Спор о Белинском. Ответ критикам | страница 56



Г. Иванов-Разумник нелогичен и в конце своей рецензии: там, иронизируя над моими словами: «Благочестивому сказанию о Белинском соответствует, чтобы и другие честно сказали о нем свою правду», он заявляет о себе, что «тоже имеет право „честно сказать свою правду“… ну хотя бы о современной турецкой литературе», но пока от этого воздержится, так как «в этом вопросе ему еще надо сильно пополнить свои сведения». Да? В таком случае г. Иванов-Разумник ошибается: он не имеет права говорить о турецкой литературе.

* * *

Многие оппоненты указывают на то, что я противоречу самому себе, когда в конце своего этюда говорю: «И нелегко все-таки отворачиваться и от того реального человека, который имел же, значит, в себе нечто большое, если мог оставить после себя такой прекрасный след и сумел завещать своему имени такой лучистый ореол».

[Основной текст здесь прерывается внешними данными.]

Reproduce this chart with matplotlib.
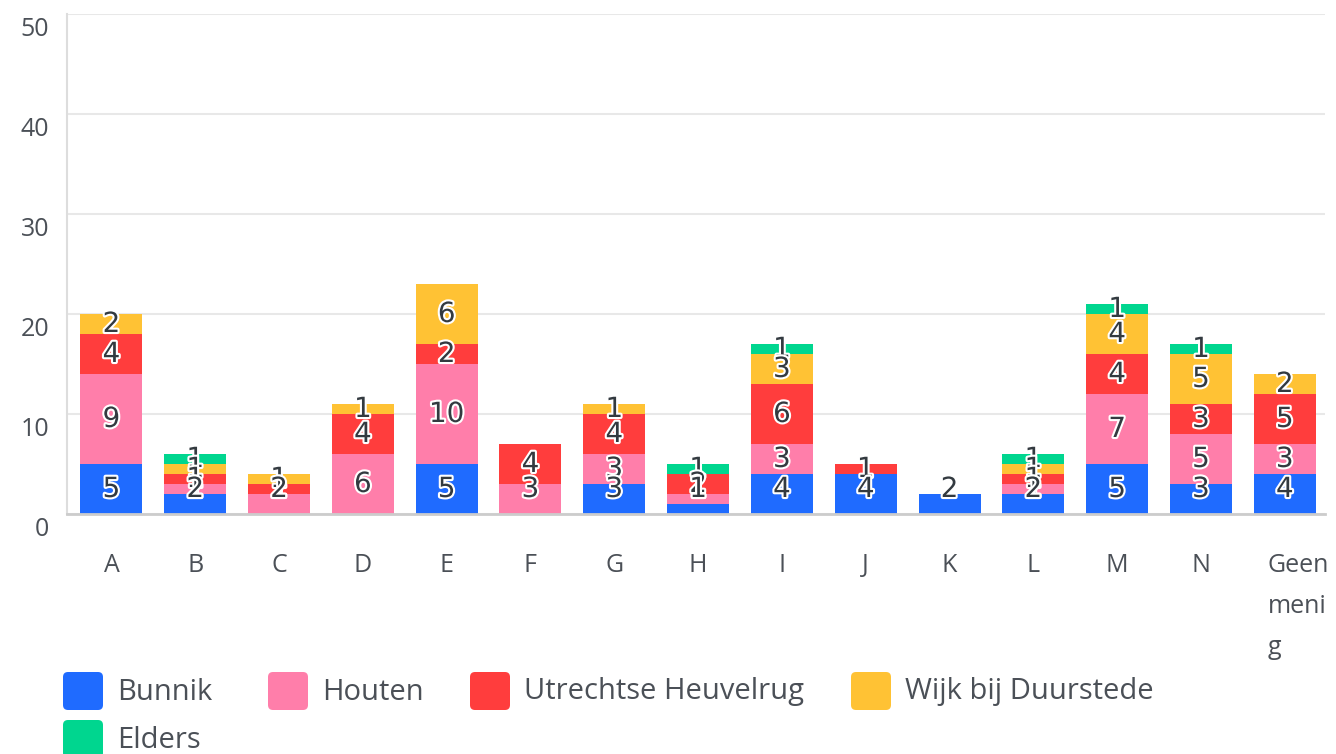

Здесь я действительно впал в ошибку. Что нелегко отворачиваться от Белинского, это признает каждый из моих противников, и все поймут психологию невольного разрушителя своих же ценности. Естественно и то, что, придя к безотрадным выводам о знаменитом критике, я не мог не спросить себя, почему же он знаменит, – нет ведь дыма без огня. И вот здесь, в своем ответе, я был неправ: в области духовных явлений бывает и без огня дым и не всегда слава заслужена; мое значит в приведенной выше фразе, во всяком случае, неправомерно. Я только в оправдание себе скажу, что, не найдя большого Белинского в его книгах, я подумал, не шла ли от него, просто как от личности, как от «реального человека», некая нравственная сила, то излучение души, которое может само по себе, помимо объективных заслуг, возжигать над именем ее обладателя посмертный ореол славы. Но теперь, еще раз обдумав совокупность его писем (как известных раньше, так и опубликованных впервые), этих следов реальной жизни, я должен от своей мысли отказаться. По-прежнему я считаю, что легенда Белинского была дорога и плодотворна и что, «журналист, друг и ревнитель книги», он литературную новинку, «новую книгу», возвел на степень события, что он один из первых навсегда привил русскому обществу устойчивый интерес к русской литературе и потребность разрезать последний выпуск журнала. По-прежнему его исторической роли я не отрицаю. По-прежнему я понимаю красоту его идеализованного лица. Но в реальном Белинском большого-то человека именно и не было.

* * *

Мне кажется, я исчерпал все фактические указания своих оппонентов. Читатели видят, должен ли я отказаться от своей характеристики Белинского. Но я обещал коснуться еще вопроса о том, соблюл ли я в своем этюде пропорции, правильно ли распределил свет и тени знаменитого критика. В самом деле, то, что я цитировал, – из Белинского; то, что цитировали мои противники, – тоже из Белинского: что же для него характернее, что его определяет. К сожалению, никто из рецензентов не высказался, принимают ли они мои слова, в пестром наследии его (Белинского) сочинении, в их диковинной амальгаме вы можете найти все, что угодно, – и все, что не угодно… На него нельзя опереться, его нельзя цитировать, потому что каждую цитату из Белинского можно опрокинуть другою цитатой из Белинского. Если мне позволят считать молчание знаком согласия, согласия со мною, то ведь это убийственно для Белинского. Самый факт этой незаконной роскоши, самый факт двух мнений о каждом предмете свидетельствует против расточительного владетеля таких противоречий; перед минусами невольно побледнеют плюсы, дурное Белинского бросает свою губительную тень на его хорошее.